While the situation requires urgent and tough action to defeat the insurgency and eradicate opium cultivation, it also requires a strong leadership capable of carrying through the decision to bring to justice those officials involved in the business. Afghanistan’s leaders need strong backing from the international community, who need to commit themselves to defeating the insurgents and helping clean up the administration. Unless this “mafia”—limited not only to the Taliban, but including warlords, some tribal chiefs and corrupt officials—is crushed, it is unlikely that any sort of strategy will work in the country which could benefit ordinary people and bring law and order and peace and stability.
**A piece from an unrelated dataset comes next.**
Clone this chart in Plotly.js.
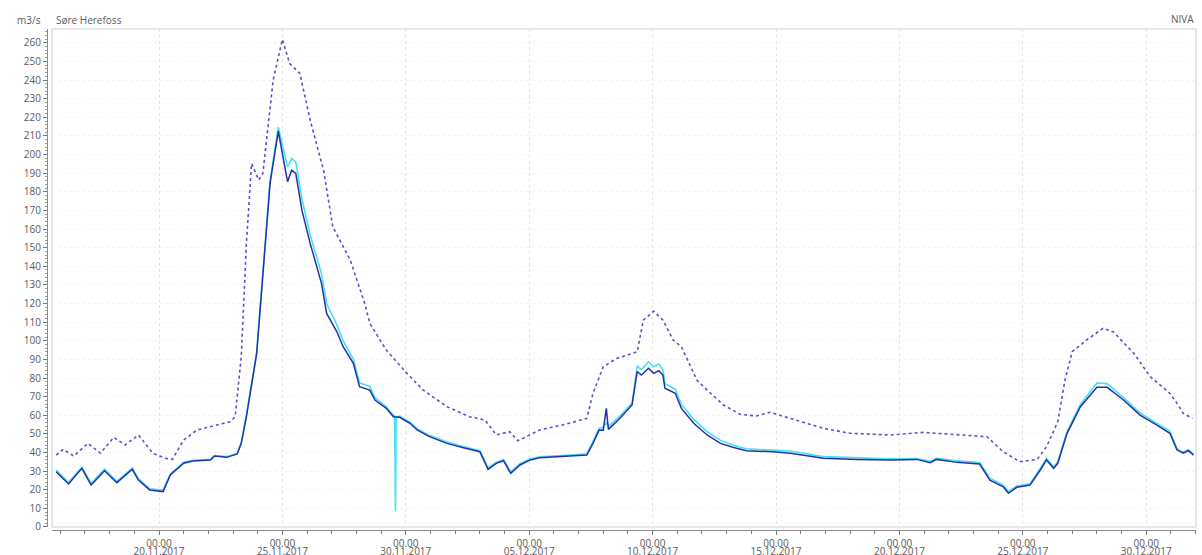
<!DOCTYPE html>
<html>
<head>
<meta charset="utf-8">
<script src="https://cdn.plot.ly/plotly-3.0.1.min.js"></script>
<style>html,body{margin:0;padding:0;background:#fff;}#chart{width:1202px;height:555px;}</style>
</head>
<body>
<div id="chart"></div>
<script>
// Upper dotted series
const dottedTimes = ['2017-11-15 20:00','2017-11-16 03:00','2017-11-16 13:00','2017-11-17 03:00','2017-11-17 15:00','2017-11-18 04:00','2017-11-18 15:00','2017-11-19 04:00','2017-11-19 18:00','2017-11-20 06:00','2017-11-20 13:00','2017-11-21 00:00','2017-11-21 13:00','2017-11-22 05:00','2017-11-22 21:00','2017-11-23 02:00','2017-11-23 08:00','2017-11-23 13:00','2017-11-23 18:00','2017-11-24 01:00','2017-11-24 05:00','2017-11-24 15:00','2017-11-25 00:00','2017-11-25 07:00','2017-11-25 14:00','2017-11-25 17:00','2017-11-26 03:00','2017-11-26 16:00','2017-11-27 01:00','2017-11-27 18:00','2017-11-28 08:00','2017-11-28 13:00','2017-11-29 05:00','2017-11-30 01:00','2017-11-30 17:00','2017-12-01 16:00','2017-12-02 14:00','2017-12-03 05:00','2017-12-03 16:00','2017-12-04 05:00','2017-12-04 13:00','2017-12-05 10:00','2017-12-06 10:00','2017-12-07 08:00','2017-12-07 14:00','2017-12-08 00:00','2017-12-08 13:00','2017-12-09 09:00','2017-12-09 15:00','2017-12-10 01:00','2017-12-10 10:00','2017-12-10 20:00','2017-12-11 04:00','2017-12-11 19:00','2017-12-12 05:00','2017-12-12 21:00','2017-12-13 13:00','2017-12-14 05:00','2017-12-14 18:00','2017-12-15 14:00','2017-12-16 22:00','2017-12-18 00:00','2017-12-19 15:00','2017-12-20 23:00','2017-12-22 08:00','2017-12-23 13:00','2017-12-24 05:00','2017-12-24 21:00','2017-12-25 14:00','2017-12-25 23:00','2017-12-26 10:00','2017-12-26 17:00','2017-12-27 00:00','2017-12-27 14:00','2017-12-28 06:00','2017-12-28 16:00','2017-12-29 12:00','2017-12-30 04:00','2017-12-30 23:00','2017-12-31 06:00','2017-12-31 12:00','2017-12-31 21:00'];
const dottedVals = [38.6,41.7,38.1,44.9,39.6,48.1,44.0,49.4,39.6,36.9,36.3,46.7,52.1,54.2,56.5,59.2,91.4,152.3,195.2,186.3,189.9,239.9,261.8,248.9,245.3,243.5,218.5,191.6,161.2,143.3,120.1,109.3,95.0,82.5,73.5,64.6,59.2,57.4,49.4,51.2,46.3,52.1,55.0,58.3,71.8,86.0,90.5,94.1,111.1,115.9,111.1,100.4,96.8,78.9,73.5,65.5,60.5,59.6,61.6,58.3,53.0,50.3,49.4,50.8,49.4,48.5,40.4,35.1,36.3,43.1,56.5,78.9,94.1,100.4,106.7,104.8,93.2,80.7,71.8,66.4,61.0,58.3];

// Dark blue series
const darkTimes = ['2017-11-15 20:00','2017-11-16 08:00','2017-11-16 21:00','2017-11-17 06:00','2017-11-17 19:00','2017-11-18 07:00','2017-11-18 22:00','2017-11-19 04:00','2017-11-19 15:00','2017-11-20 04:00','2017-11-20 11:00','2017-11-21 00:00','2017-11-21 09:00','2017-11-22 02:00','2017-11-22 06:00','2017-11-22 18:00','2017-11-23 04:00','2017-11-23 08:00','2017-11-23 13:00','2017-11-23 23:00','2017-11-24 12:00','2017-11-24 20:00','2017-11-25 05:00','2017-11-25 09:00','2017-11-25 13:00','2017-11-25 19:00','2017-11-26 03:00','2017-11-26 14:00','2017-11-26 19:00','2017-11-27 05:00','2017-11-27 11:00','2017-11-27 21:00','2017-11-28 03:00','2017-11-28 13:00','2017-11-28 18:00','2017-11-29 05:00','2017-11-29 12:00','2017-11-29 18:00','2017-11-30 04:00','2017-11-30 11:00','2017-11-30 23:00','2017-12-01 16:00','2017-12-02 08:00','2017-12-03 00:00','2017-12-03 08:00','2017-12-03 16:00','2017-12-03 23:00','2017-12-04 06:00','2017-12-04 15:00','2017-12-05 01:00','2017-12-05 10:00','2017-12-06 08:00','2017-12-07 08:00','2017-12-07 14:00','2017-12-07 20:00','2017-12-08 00:00','2017-12-08 03:00','2017-12-08 05:00','2017-12-08 16:00','2017-12-09 04:00','2017-12-09 09:00','2017-12-09 13:00','2017-12-09 20:00','2017-12-10 01:00','2017-12-10 06:00','2017-12-10 10:00','2017-12-10 12:00','2017-12-10 22:00','2017-12-11 04:00','2017-12-11 16:00','2017-12-12 05:00','2017-12-12 18:00','2017-12-13 06:00','2017-12-13 19:00','2017-12-14 21:00','2017-12-15 14:00','2017-12-16 22:00','2017-12-18 07:00','2017-12-19 15:00','2017-12-20 17:00','2017-12-21 06:00','2017-12-21 12:00','2017-12-22 08:00','2017-12-23 06:00','2017-12-23 16:00','2017-12-24 05:00','2017-12-24 10:00','2017-12-24 18:00','2017-12-25 07:00','2017-12-25 17:00','2017-12-25 23:00','2017-12-26 06:00','2017-12-26 10:00','2017-12-26 19:00','2017-12-27 08:00','2017-12-28 00:00','2017-12-28 10:00','2017-12-29 02:00','2017-12-29 18:00','2017-12-30 10:00','2017-12-30 23:00','2017-12-31 06:00','2017-12-31 12:00','2017-12-31 17:00','2017-12-31 22:00'];
const darkVals = [29.7,23.1,31.5,22.5,30.2,23.8,31.0,25.2,19.9,19.0,27.9,34.2,35.4,36.0,38.1,37.4,39.2,44.9,59.2,93.2,184.5,212.5,185.4,191.6,189.9,170.0,152.3,130.8,114.7,104.8,96.8,87.9,75.3,73.5,68.2,63.7,59.2,58.9,55.7,52.1,48.5,44.9,42.6,40.4,31.0,34.2,35.6,28.8,33.3,36.0,37.2,37.8,38.6,44.9,52.1,52.0,63.7,52.4,58.3,65.5,83.4,81.6,85.2,82.5,83.9,81.6,74.5,71.8,63.7,55.7,49.4,44.9,42.8,41.0,40.4,39.6,36.9,36.3,36.0,36.3,34.5,36.3,34.7,33.8,25.2,21.6,18.1,21.3,22.5,30.6,36.0,31.5,34.2,50.3,64.6,75.0,75.0,68.2,60.1,54.8,50.3,41.3,39.6,41.0,38.6];

// Cyan series
const cyanTimes = ['2017-11-15 20:00','2017-11-16 08:00','2017-11-16 21:00','2017-11-17 06:00','2017-11-17 19:00','2017-11-18 07:00','2017-11-18 22:00','2017-11-19 04:00','2017-11-19 15:00','2017-11-20 04:00','2017-11-20 11:00','2017-11-21 00:00','2017-11-21 09:00','2017-11-22 02:00','2017-11-22 06:00','2017-11-22 18:00','2017-11-23 04:00','2017-11-23 08:00','2017-11-23 13:00','2017-11-23 23:00','2017-11-24 12:00','2017-11-24 20:00','2017-11-25 05:00','2017-11-25 09:00','2017-11-25 13:00','2017-11-25 19:00','2017-11-26 03:00','2017-11-26 14:00','2017-11-26 19:00','2017-11-27 05:00','2017-11-27 11:00','2017-11-27 21:00','2017-11-28 03:00','2017-11-28 13:00','2017-11-28 18:00','2017-11-29 05:00','2017-11-29 12:00','2017-11-29 13:00','2017-11-29 13:30','2017-11-29 14:00','2017-11-29 14:30','2017-11-29 18:00','2017-11-30 04:00','2017-11-30 11:00','2017-11-30 23:00','2017-12-01 16:00','2017-12-02 08:00','2017-12-03 00:00','2017-12-03 08:00','2017-12-03 16:00','2017-12-03 23:00','2017-12-04 06:00','2017-12-04 15:00','2017-12-05 01:00','2017-12-05 10:00','2017-12-06 08:00','2017-12-07 08:00','2017-12-07 14:00','2017-12-07 20:00','2017-12-08 00:00','2017-12-08 03:00','2017-12-08 05:00','2017-12-08 16:00','2017-12-09 04:00','2017-12-09 09:00','2017-12-09 13:00','2017-12-09 20:00','2017-12-10 01:00','2017-12-10 06:00','2017-12-10 10:00','2017-12-10 12:00','2017-12-10 22:00','2017-12-11 04:00','2017-12-11 16:00','2017-12-12 05:00','2017-12-12 18:00','2017-12-13 06:00','2017-12-13 19:00','2017-12-14 21:00','2017-12-15 14:00','2017-12-16 22:00','2017-12-18 07:00','2017-12-19 15:00','2017-12-20 17:00','2017-12-21 06:00','2017-12-21 12:00','2017-12-22 08:00','2017-12-23 06:00','2017-12-23 16:00','2017-12-24 05:00','2017-12-24 10:00','2017-12-24 18:00','2017-12-25 07:00','2017-12-25 17:00','2017-12-25 23:00','2017-12-26 06:00','2017-12-26 10:00','2017-12-26 19:00','2017-12-27 08:00','2017-12-28 00:00','2017-12-28 10:00','2017-12-29 02:00','2017-12-29 18:00','2017-12-30 10:00','2017-12-30 23:00','2017-12-31 06:00','2017-12-31 12:00','2017-12-31 17:00','2017-12-31 22:00'];
const cyanVals = [30.5,24.0,32.0,23.5,31.0,24.5,31.5,26.0,20.5,19.8,28.5,34.8,35.8,36.3,38.3,37.8,39.5,45.5,60.0,94.0,186.0,214.7,193.4,197.9,196.0,176.0,157.0,136.0,120.0,108.5,100.0,90.0,77.5,75.5,69.5,64.5,60.0,59.8,35.0,8.5,59.0,59.5,56.3,52.8,49.2,45.6,43.2,41.0,31.8,34.8,36.2,29.6,34.0,36.6,37.7,38.3,39.2,45.8,53.0,53.5,56.0,54.0,59.5,66.5,86.5,84.5,88.7,86.0,87.5,84.5,77.0,74.0,65.8,57.8,51.2,46.5,44.0,42.0,41.5,40.8,37.8,37.0,36.6,36.8,35.3,36.9,35.5,34.6,26.2,22.5,19.0,22.0,23.2,31.5,36.8,32.3,35.0,51.2,65.8,77.3,77.0,69.5,61.2,55.8,51.5,42.0,40.2,41.6,39.0];

const unitLabel = 'm3/s';
const stationLabel = 'Søre Herefoss';
const sourceLabel = 'NIVA';

const xRange = ['2017-11-15 16:00', '2018-01-01 00:24'];
const yRange = [0, 267.4];
const FONT = 'Open Sans, Noto Sans, sans-serif';
const TXT = '#5a5a5a';

const traces = [
  {x: dottedTimes, y: dottedVals, type: 'scatter', mode: 'lines',
   line: {color: '#5b52c9', width: 1.6, dash: 'dot'}},
  {x: cyanTimes, y: cyanVals, type: 'scatter', mode: 'lines',
   line: {color: '#45e3ef', width: 1.6}},
  {x: darkTimes, y: darkVals, type: 'scatter', mode: 'lines',
   line: {color: '#2431a8', width: 1.5}},
  // empty trace so the date-label axis is drawn
  {x: xRange, y: [null, null], xaxis: 'x2', yaxis: 'y', type: 'scatter', mode: 'lines', showlegend: false}
];

const layout = {
  width: 1202, height: 555,
  margin: {l: 47, r: 6, t: 29, b: 25, pad: 0},
  paper_bgcolor: '#ffffff', plot_bgcolor: '#ffffff',
  showlegend: false,
  font: {family: FONT, size: 10, color: TXT},
  xaxis: {
    type: 'date', range: xRange, domain: [0.0044, 1],
    anchor: 'free', position: 0,
    tick0: '2017-11-20', dtick: 5 * 86400000,
    tickformat: '%H.%M',
    ticks: 'outside', ticklen: 4, tickcolor: '#777', tickwidth: 1,
    tickfont: {family: FONT, size: 10, color: TXT},
    showline: true, linecolor: '#8a8a8a', linewidth: 1,
    showgrid: true, gridcolor: '#e3e3e3', griddash: 'dot', gridwidth: 1,
    zeroline: false,
    minor: {dtick: 86400000, tick0: '2017-11-20', ticks: 'outside', ticklen: 3, tickcolor: '#777', showgrid: false}
  },
  xaxis2: {
    type: 'date', range: xRange, domain: [0.0044, 1], overlaying: 'x',
    anchor: 'free', position: 0, side: 'bottom',
    tick0: '2017-11-20', dtick: 5 * 86400000,
    tickformat: '%d.%m.%Y',
    ticks: 'outside', ticklen: 12, tickcolor: 'rgba(0,0,0,0)',
    tickfont: {family: FONT, size: 10, color: TXT},
    showline: false, showgrid: false, zeroline: false
  },
  yaxis: {
    range: yRange, domain: [0.006, 1],
    anchor: 'free', position: 0,
    tick0: 0, dtick: 10,
    ticks: 'outside', ticklen: 4, tickcolor: '#777',
    tickfont: {family: FONT, size: 10, color: TXT},
    showline: true, linecolor: '#8a8a8a', linewidth: 1,
    showgrid: true, gridcolor: '#f3f3f3', griddash: 'dot',
    zeroline: false,
    minor: {dtick: 2, ticks: 'outside', ticklen: 2, tickcolor: '#999', showgrid: false}
  },
  shapes: [
    {type: 'rect', xref: 'x domain', yref: 'y domain', x0: 0, x1: 1, y0: 0, y1: 1,
     line: {color: '#cfcfcf', width: 1}, fillcolor: 'rgba(0,0,0,0)', layer: 'above'}
  ],
  annotations: [
    {text: unitLabel, xref: 'paper', yref: 'paper', x: -0.028, y: 1, yshift: 9,
     xanchor: 'left', yanchor: 'middle', showarrow: false,
     font: {family: FONT, size: 10, color: TXT}},
    {text: stationLabel, xref: 'paper', yref: 'paper', x: 0.0065, y: 1, yshift: 9,
     xanchor: 'left', yanchor: 'middle', showarrow: false,
     font: {family: FONT, size: 10, color: TXT}},
    {text: sourceLabel, xref: 'paper', yref: 'paper', x: 1, y: 1, yshift: 10,
     xanchor: 'right', yanchor: 'middle', showarrow: false,
     font: {family: FONT, size: 10, color: TXT}}
  ]
};

Plotly.newPlot('chart', traces, layout, {displayModeBar: false, staticPlot: true});
</script>
</body>
</html>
Besides military options, poverty eradication is a key step in eliminating the narcotics trade. Since Afghanistan has an agricultural economy, farmers could be supported by providing them seeds, by regulating irrigation canals and most importantly by purchasing their harvest at favorable prices. Helmand, for example, produces top-quality agricultural commodities including cotton, but at present the Cotton Enterprises Department reportedly purchases cotton from the farmers at 17 Afghans ($0.30) per kilogram, selling it at 67 Afghans ($1.25) (Daily Hewad, September 3, 2007). Other elements of economic reform include the creation of an employment-rich industrial base and an environment open to private investment.
The continuation of the current chaotic situation not only helps insurgents to increase their influence and warlords to maintain their forces, but also extends an open invitation to criminally minded people from around the world, giving serious reason to believe that Afghanistan could turn into the headquarters of the world’s narcotics trade.